Bank Execs All Sacked: Firings Move To Tech Industry (ORCL)(SYMC)(AMD)(EBAY)(YHOO)(INTC)(HPQ)(JAVA)

November 18, 2008 by Douglas A. McIntyre

R218533_855025John Thompson, the head of Symantec (SYMC), "stepped down" yesterday. Hector Ruiz recently vacated the CEO’s office at AMD (AMD). The head of Sun (JAVA), Jonathan Schwartz, will probably be gone soon. Meg Whitman left Ebay (EBAY), perhaps not under her own steam. Jerry Yang of Yahoo! (YHOO) has given up the ghost.

Silicon Valley is started to look like Wall St. With share prices falling and earnings moving into the red, that comparison becoming even more apt.

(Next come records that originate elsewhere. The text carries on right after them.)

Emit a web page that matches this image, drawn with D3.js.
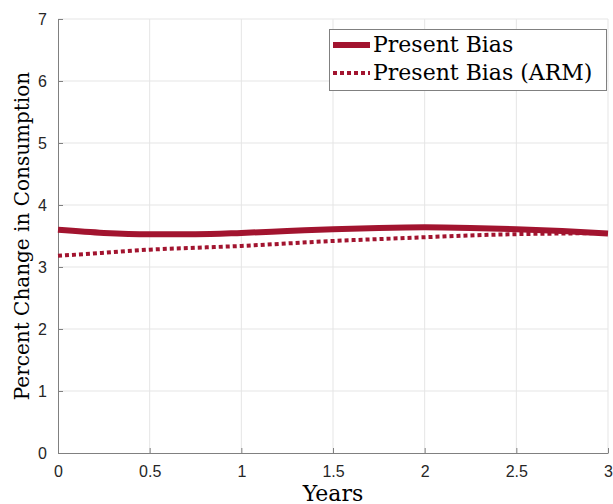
<!DOCTYPE html>
<html lang="en">
<head>
  <meta charset="UTF-8">
  <title>Present Bias</title>
  <script src="https://d3js.org/d3.v7.min.js"></script>
  <style>
    body { margin: 0; background: #fff; }
    .lbl { font-family: "DejaVu Serif", serif; font-size: 22px; fill: #000; }
  </style>
</head>
<body>
  <svg width="613" height="504"></svg>
  <script>
    var years = [0, 0.25, 0.5, 0.75, 1, 1.25, 1.5, 1.75, 2, 2.25, 2.5, 2.75, 3];
    var presentBias = [3.60, 3.55, 3.53, 3.53, 3.55, 3.58, 3.61, 3.63, 3.64, 3.63, 3.61, 3.58, 3.54];
    var presentBiasArm = [3.18, 3.23, 3.28, 3.31, 3.34, 3.38, 3.42, 3.45, 3.48, 3.51, 3.53, 3.54, 3.55];
    var xTicks = [0, 0.5, 1, 1.5, 2, 2.5, 3];
    var yTicks = [0, 1, 2, 3, 4, 5, 6, 7];
    var seriesNames = ["Present Bias", "Present Bias (ARM)"];

    var svg = d3.select("svg");
    var mLeft = 58, mRight = 608, mTop = 19, mBottom = 453;
    var color = "#A2142F";

    var x = d3.scaleLinear().domain([0, 3]).range([mLeft, mRight]);
    var y = d3.scaleLinear().domain([0, 7]).range([mBottom, mTop]);

    // grid
    svg.append("g").selectAll("line").data(xTicks.slice(1)).enter().append("line")
        .attr("x1", d => x(d)).attr("x2", d => x(d))
        .attr("y1", mTop).attr("y2", mBottom)
        .attr("stroke", "#e5e5e5").attr("stroke-width", 1);
    svg.append("g").selectAll("line").data(yTicks.slice(1)).enter().append("line")
        .attr("x1", mLeft).attr("x2", mRight)
        .attr("y1", d => y(d)).attr("y2", d => y(d))
        .attr("stroke", "#e5e5e5").attr("stroke-width", 1);

    // axes
    var xAxis = svg.append("g").attr("transform", "translate(0," + mBottom + ")")
        .call(d3.axisBottom(x).tickValues(xTicks).tickSizeInner(-5).tickSizeOuter(0).tickPadding(13).tickFormat(d3.format("")));
    var yAxis = svg.append("g").attr("transform", "translate(" + mLeft + ",0)")
        .call(d3.axisLeft(y).tickValues(yTicks).tickSizeInner(-5).tickSizeOuter(0).tickPadding(11).tickFormat(d3.format("d")));
    [xAxis, yAxis].forEach(function(a) {
      a.attr("font-family", "'Liberation Sans', Arial, sans-serif").attr("font-size", 16);
      a.selectAll(".tick text").attr("fill", "#262626");
      a.select(".domain").attr("stroke", "#808080");
      a.selectAll(".tick line").attr("stroke", "#808080");
    });

    // lines
    var line = d3.line().x((d, i) => x(years[i])).y(d => y(d)).curve(d3.curveMonotoneX);
    svg.append("path").datum(presentBias).attr("d", line)
        .attr("fill", "none").attr("stroke", color).attr("stroke-width", 6);
    svg.append("path").datum(presentBiasArm).attr("d", line)
        .attr("fill", "none").attr("stroke", color).attr("stroke-width", 4)
        .attr("stroke-dasharray", "4,3");

    // legend
    var lg = svg.append("g");
    lg.append("rect").attr("x", 329.5).attr("y", 29.5).attr("width", 277).attr("height", 61)
        .attr("fill", "#fff").attr("stroke", "#808080").attr("stroke-width", 1);
    seriesNames.forEach(function(name, i) {
      var ly = 45 + i * 28;
      lg.append("line").attr("x1", 333).attr("x2", 370).attr("y1", ly).attr("y2", ly)
          .attr("stroke", color).attr("stroke-width", i === 0 ? 6 : 4)
          .attr("stroke-dasharray", i === 0 ? null : "4,3");
      lg.append("text").attr("class", "lbl").attr("x", 373).attr("y", ly + 7).text(name);
    });

    // axis labels
    svg.append("text").attr("class", "lbl").attr("x", x(1.5)).attr("y", 501)
        .attr("text-anchor", "middle").text("Years");
    svg.append("text").attr("class", "lbl").attr("text-anchor", "middle")
        .attr("font-size", 20).style("font-size", "20px")
        .attr("transform", "translate(29," + y(3.5) + ") rotate(-90)")
        .text("Percent Change in Consumption");
  </script>
</body>
</html>
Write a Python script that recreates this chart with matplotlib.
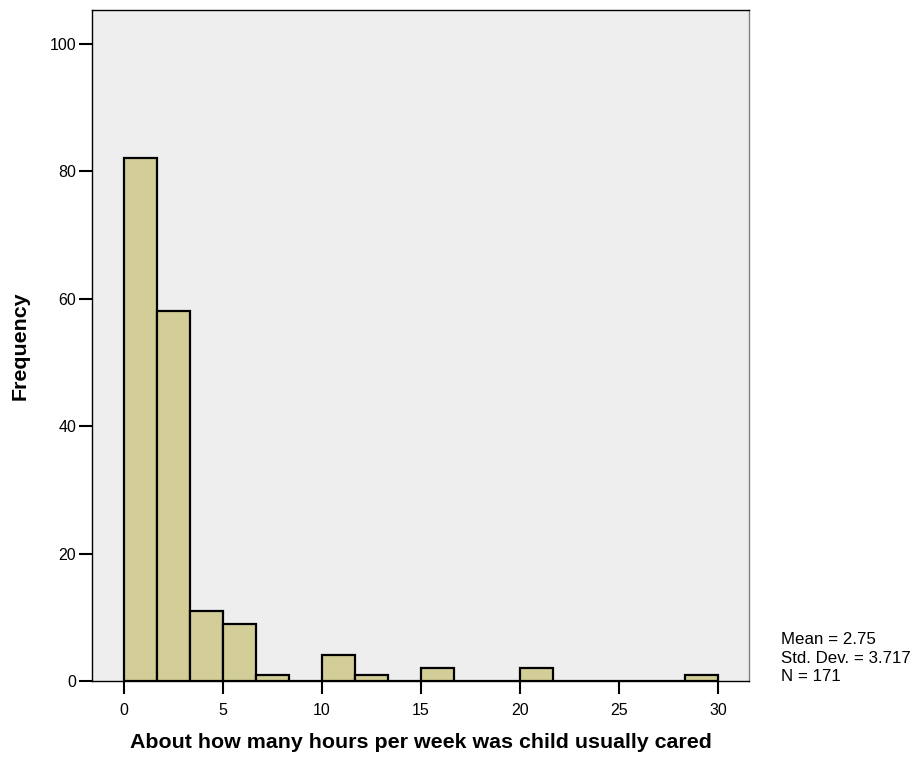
import numpy as np
import matplotlib.pyplot as plt

plt.rcParams['font.family'] = ['Liberation Sans', 'DejaVu Sans']

# histogram data (18 bins over 0..30)
bin_start = 0
bin_end = 30
n_bins = 18
counts = [82, 58, 11, 9, 1, 0, 4, 1, 0, 2, 0, 0, 2, 0, 0, 0, 0, 1]
xticks = [0, 5, 10, 15, 20, 25, 30]
yticks = [0, 20, 40, 60, 80, 100]
stats_text = "Mean = 2.75\nStd. Dev. = 3.717\nN = 171"

edges = np.linspace(bin_start, bin_end, n_bins + 1)
width = edges[1] - edges[0]

fig = plt.figure(figsize=(9.19, 7.58), dpi=100)
ax = fig.add_axes([0.1001, 0.1016, 0.7149, 0.8852])
ax.set_facecolor('#eeeeee')

ax.bar(edges[:-1], counts, width=width, align='edge',
       color='#d3ce97', edgecolor='black', linewidth=1.6, zorder=3)

ax.set_xlim(-1.62, 31.57)
ax.set_ylim(0, 105.3)
ax.set_xticks(xticks)
ax.set_yticks(yticks)
ax.tick_params(axis='both', direction='out', length=9.5, width=1.5,
               labelsize=11.5, color='black')
ax.tick_params(axis='x', pad=6)
ax.tick_params(axis='y', pad=2)

for s in ['left', 'top', 'bottom']:
    ax.spines[s].set_color('black')
    ax.spines[s].set_linewidth(1.0)
ax.spines['right'].set_color('#808080')
ax.spines['right'].set_linewidth(1.0)

ax.set_xlabel('About how many hours per week was child usually cared',
              fontsize=15.4, fontweight='bold', labelpad=11)
ax.set_ylabel('Frequency', fontsize=15.4, fontweight='bold', labelpad=14)

fig.text(781 / 919, 1 - 632 / 758, stats_text, fontsize=12.2, va='top',
         ha='left', linespacing=1.3)

fig.savefig('out.png', dpi=100)
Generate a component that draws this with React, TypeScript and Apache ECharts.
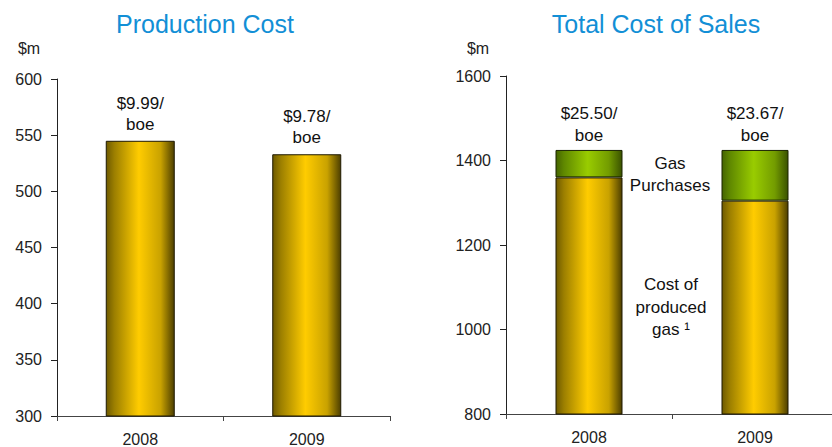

And, it makes sense. Over the last three months, share in Symantec are down 55%. JAVA is off even more. There are credible rumors that the heads of Motorola (MOT) and Sprint (S) may simply have their companies sold out from under them.

What has happened is that in tech, like in banking before it, is a list of "haves" and "have nots" has developed. The customers and resources sit with firms like Oracle (ORCL) Intel (INTC), and HP (HPQ) and they suck up the market share. They have the R&D capital. They have the cash on their balance sheets.

In a good environment, the dichotomy was less pronounced and it meant less. There was less reason to complain about management at tech companies when IT spending was moving up rapidly. Now, the weakest companies do not just need to be reorganized, they need to be saved. Some carry enough debt and have dramatic enough drops in earnings that they are at real risk for failure.

Tech was supposed to be somewhat recession-proof. That makes the sins of the stragglers all the more glaring.

Financial executives can look for a little relief. The guillotine has moved to the West Coast.